The shooting Tuesday at the STEM School Highlands Ranch in Colorado was horrific, a statement that may be one thing on which all Coloradans can agree. Two young suspects, echoing the Columbine High School massacre 20 years ago, are alleged to have killed one and injured eight.
“I live close to Columbine. I always knew this would happen,” a student near the scene told the Colorado Independent Tuesday. On Wednesday, students and community members gathered for a vigil at the Highlands Ranch High School. It had been organized by Team Enough, affiliated with the Brady Campaign to Prevent Gun Violence, although the students did not seem to know that.
Some were not happy when they discovered it. They “rebelled against a program that they believed gave too much time to politics and not enough to the students... who wanted to share their thoughts and to remember Kendrick Castillo, their 18-year-old classmate who was killed in the attack,” Colorado Public Radio reported.
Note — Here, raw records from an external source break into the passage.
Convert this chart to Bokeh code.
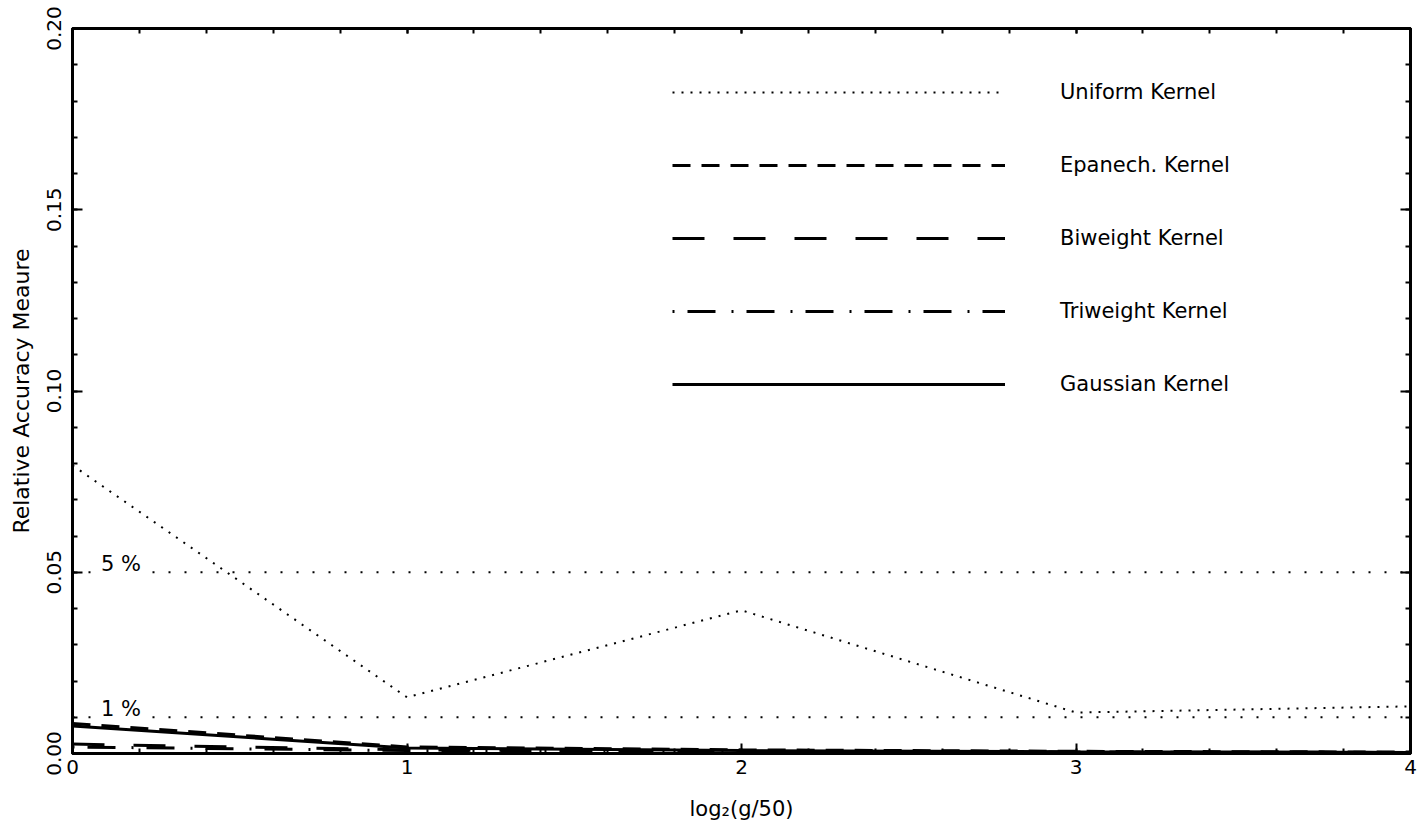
from bokeh.plotting import figure
from bokeh.models import (Span, LabelSet, ColumnDataSource, Legend, LegendItem,
                          LinearAxis, FixedTicker, Range1d)
from bokeh.core.properties import value
from bokeh.embed import file_html
from bokeh.resources import INLINE

# ---- data ----
x = [0, 1, 2, 3, 4]
uniform = [0.0795, 0.0155, 0.0395, 0.0113, 0.0130]
epanech = [0.0083, 0.0018, 0.0010, 0.0006, 0.0004]
biweight = [0.0026, 0.0010, 0.0006, 0.0004, 0.0003]
triweight = [0.0018, 0.0008, 0.0005, 0.0003, 0.0002]
gaussian = [0.0076, 0.0015, 0.0008, 0.0005, 0.0003]

ref_levels = [0.05, 0.01]
ref_labels = ["5 %", "1 %"]
ref_label_x = [0.085, 0.085]

x_ticks = [0, 1, 2, 3, 4]
y_ticks = [0.0, 0.05, 0.10, 0.15, 0.20]
y_tick_labels = {0.0: "0.00", 0.05: "0.05", 0.10: "0.10", 0.15: "0.15", 0.20: "0.20"}

FONT = "DejaVu Sans"

p = figure(width=1426, height=839, output_backend="svg", toolbar_location=None,
           x_range=Range1d(0, 4), y_range=Range1d(0, 0.2),
           min_border_left=72, min_border_right=16, min_border_top=28, min_border_bottom=86)
p.background_fill_color = "white"
p.border_fill_color = "white"
p.outline_line_color = "black"
p.outline_line_width = 3
p.grid.visible = False

def style_axis(ax):
    ax.axis_line_width = 3
    ax.axis_line_color = "black"
    ax.major_tick_in = 10
    ax.major_tick_out = 0
    ax.minor_tick_in = 5
    ax.minor_tick_out = 0
    ax.major_tick_line_width = 2
    ax.minor_tick_line_width = 2
    ax.major_label_text_font = FONT
    ax.major_label_text_font_size = "20px"
    ax.major_label_text_color = "black"
    ax.axis_label_text_font = FONT
    ax.axis_label_text_font_style = "normal"
    ax.axis_label_text_font_size = "21px"
    ax.axis_label_text_color = "black"

xa = p.xaxis[0]
ya = p.yaxis[0]
xa.ticker = FixedTicker(ticks=x_ticks, minor_ticks=[i * 0.2 for i in range(21)])
ya.ticker = FixedTicker(ticks=y_ticks, minor_ticks=[i * 0.01 for i in range(21)])
ya.major_label_overrides = y_tick_labels
ya.major_label_orientation = "vertical"
xa.axis_label = "log\u2082(g/50)"
ya.axis_label = "Relative Accuracy Meaure"
style_axis(xa)
style_axis(ya)
xa.major_label_standoff = 6
xa.axis_label_standoff = 20
ya.major_label_standoff = 12
ya.axis_label_standoff = 10
ya.axis_label_text_font_size = "22px"

top = LinearAxis(ticker=FixedTicker(ticks=x_ticks, minor_ticks=[i * 0.2 for i in range(21)]))
style_axis(top)
top.major_tick_in = 5
top.major_label_overrides = {t: "" for t in x_ticks}
top.major_label_standoff = 0
p.add_layout(top, "above")
right = LinearAxis(ticker=FixedTicker(ticks=y_ticks, minor_ticks=[i * 0.01 for i in range(21)]))
style_axis(right)
right.major_label_overrides = {t: "" for t in y_ticks}
right.major_label_standoff = 0
p.add_layout(right, "right")

# reference lines
for lv in ref_levels:
    p.add_layout(Span(location=lv, dimension="width", line_color="black",
                      line_width=2, line_dash="2 14"))

lbl_src = ColumnDataSource(dict(x=ref_label_x, y=ref_levels, t=ref_labels))
p.add_layout(LabelSet(x="x", y="y", text="t", source=lbl_src, text_font=value(FONT),
                      text_font_size=value("21px"), text_color="black",
                      text_baseline="alphabetic",
                      background_fill_color="white", y_offset=1))

# kernel lines
r_uni = p.line(x, uniform, line_color="black", line_width=2, line_dash="2 7")
r_epa = p.line(x, epanech, line_color="black", line_width=3, line_dash="18 11")
r_biw = p.line(x, biweight, line_color="black", line_width=3, line_dash="32 29")
r_tri = p.line(x, triweight, line_color="black", line_width=3, line_dash="2 13 28 16")
r_gau = p.line(x, gaussian, line_color="black", line_width=3)

legend = Legend(items=[
    LegendItem(label="Uniform Kernel", renderers=[r_uni]),
    LegendItem(label="Epanech. Kernel", renderers=[r_epa]),
    LegendItem(label="Biweight Kernel", renderers=[r_biw]),
    LegendItem(label="Triweight Kernel", renderers=[r_tri]),
    LegendItem(label="Gaussian Kernel", renderers=[r_gau]),
], location=(600, 354), glyph_width=333, glyph_height=30, label_height=30,
   spacing=43, label_standoff=55, padding=0, margin=0,
   label_text_font=FONT, label_text_font_size="21px", label_text_color="black",
   border_line_color=None, background_fill_alpha=0)
p.add_layout(legend, "center")

open("out.html", "w").write(file_html(p, INLINE))
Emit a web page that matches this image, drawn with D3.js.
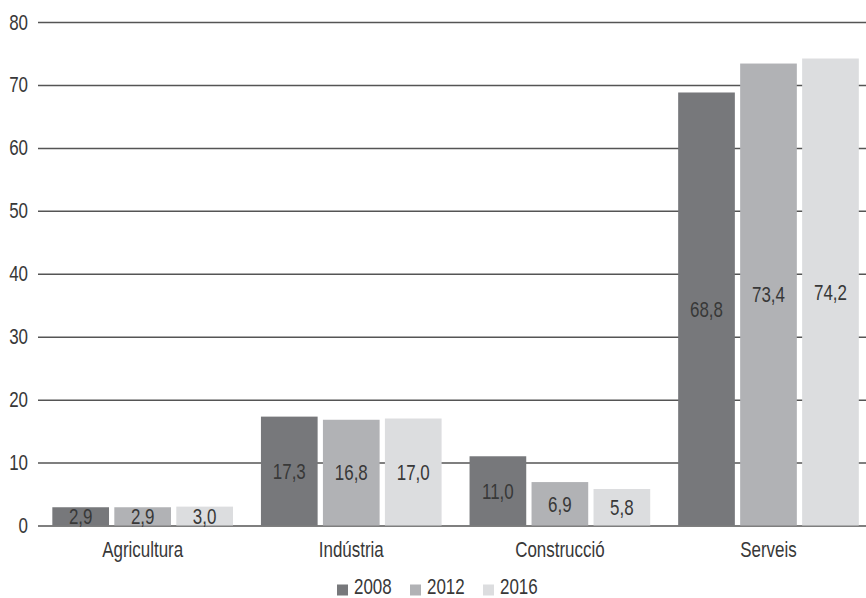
<!DOCTYPE html>
<html>
<head>
<meta charset="utf-8">
<script src="https://cdn.jsdelivr.net/npm/d3@7"></script>
<style>
  html, body { margin: 0; padding: 0; background: #fff; }
  svg text { font-family: "Liberation Sans", Arial, Roboto, sans-serif; fill: #383838; }
</style>
</head>
<body>
<svg id="chart" width="866" height="598"></svg>
<script>
const categories = ["Agricultura", "Indústria", "Construcció", "Serveis"];
const years = ["2008", "2012", "2016"];
const values2008 = [2.9, 17.3, 11.0, 68.8];
const values2012 = [2.9, 16.8, 6.9, 73.4];
const values2016 = [3.0, 17.0, 5.8, 74.2];
const yTicks = [0, 10, 20, 30, 40, 50, 60, 70, 80];
const colors = ["#77787b", "#b1b2b5", "#dcdddf"];

const series = [values2008, values2012, values2016];
const data = categories.map((c, i) => ({
  category: c,
  values: years.map((yr, j) => ({ year: yr, value: series[j][i], color: colors[j] }))
}));

const locale = d3.formatLocale({ decimal: ",", thousands: ".", grouping: [3], currency: ["", "€"] });
const fmt = locale.format(".1f");

const FS = 22;   // font size
const SX = 0.77; // horizontal condensing of the typeface
function condense(sel) {
  sel.each(function () {
    const t = d3.select(this);
    const tx = +t.attr("x") || 0, ty = +t.attr("y") || 0;
    t.attr("x", 0).attr("y", 0).attr("transform", `translate(${tx},${ty}) scale(${SX},1)`);
  });
}

const svg = d3.select("#chart");
const plotLeft = 38, plotRight = 866, plotTop = 22, plotBottom = 525.5;

const y = d3.scaleLinear().domain([0, 80]).range([plotBottom, plotTop]);
const x0 = d3.scaleBand().domain(categories).range([38.35, 872.8]).paddingInner(0.134).paddingOuter(0.067);
const x1 = d3.scaleBand().domain(years).range([0, x0.bandwidth()]).paddingInner(0.0855).paddingOuter(0);

// y axis with gridlines
const yAxis = svg.append("g")
  .attr("transform", `translate(${plotLeft},0)`)
  .call(d3.axisLeft(y).tickValues(yTicks).tickSize(-(plotRight - plotLeft)).tickPadding(10).tickFormat(d3.format("d")));
yAxis.select(".domain").remove();
yAxis.selectAll(".tick line").attr("stroke", "#555").attr("stroke-width", 1.5);
yAxis.selectAll(".tick text").attr("font-size", FS).style("fill", "#383838").call(condense);

// bars
const groups = svg.append("g").selectAll("g")
  .data(data).join("g")
  .attr("transform", d => `translate(${x0(d.category)},0)`);

groups.selectAll("rect")
  .data(d => d.values).join("rect")
  .attr("x", d => x1(d.year))
  .attr("y", d => y(d.value))
  .attr("width", x1.bandwidth())
  .attr("height", d => y(0) - y(d.value))
  .attr("fill", d => d.color);

groups.selectAll("text.val")
  .data(d => d.values).join("text")
  .attr("class", "val")
  .attr("x", d => x1(d.year) + x1.bandwidth() / 2)
  .attr("y", d => (y(0) + y(d.value)) / 2)
  .attr("text-anchor", "middle")
  .attr("dominant-baseline", "central")
  .attr("font-size", FS)
  .text(d => fmt(d.value))
  .call(condense);

// x axis labels
const xAxis = svg.append("g")
  .attr("transform", `translate(0,${plotBottom})`)
  .call(d3.axisBottom(x0).tickSize(0).tickPadding(16));
xAxis.select(".domain").remove();
xAxis.selectAll(".tick text").attr("font-size", FS).style("fill", "#383838").call(condense);

// legend
const legendX = [337, 410, 483];
const legend = svg.append("g").selectAll("g")
  .data(years).join("g")
  .attr("transform", (d, i) => `translate(${legendX[i]},584.5)`);
legend.append("rect").attr("width", 11).attr("height", 11).attr("fill", (d, i) => colors[i]);
legend.append("text").attr("x", 17).attr("y", 9).attr("font-size", FS).text(d => d).call(condense);
</script>
</body>
</html>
“They were just talking about Kendrick like he was a prop and that wasn’t something I could handle,” one student said.
“We are pretty much really mad because they turned us into politics about gun control when we came here to respect our brother,” said another. “We are people, not a statement.”
It is scarcely bearable that we have an ever-lengthening list of children who have been at the scenes of school shootings, who also have been victims. We should not expect them all to be of one mind about the political meaning of crises, even if that may seem crystal clear to some adults, even in Colorado.
There will always be time for politics – later, perhaps, and elsewhere.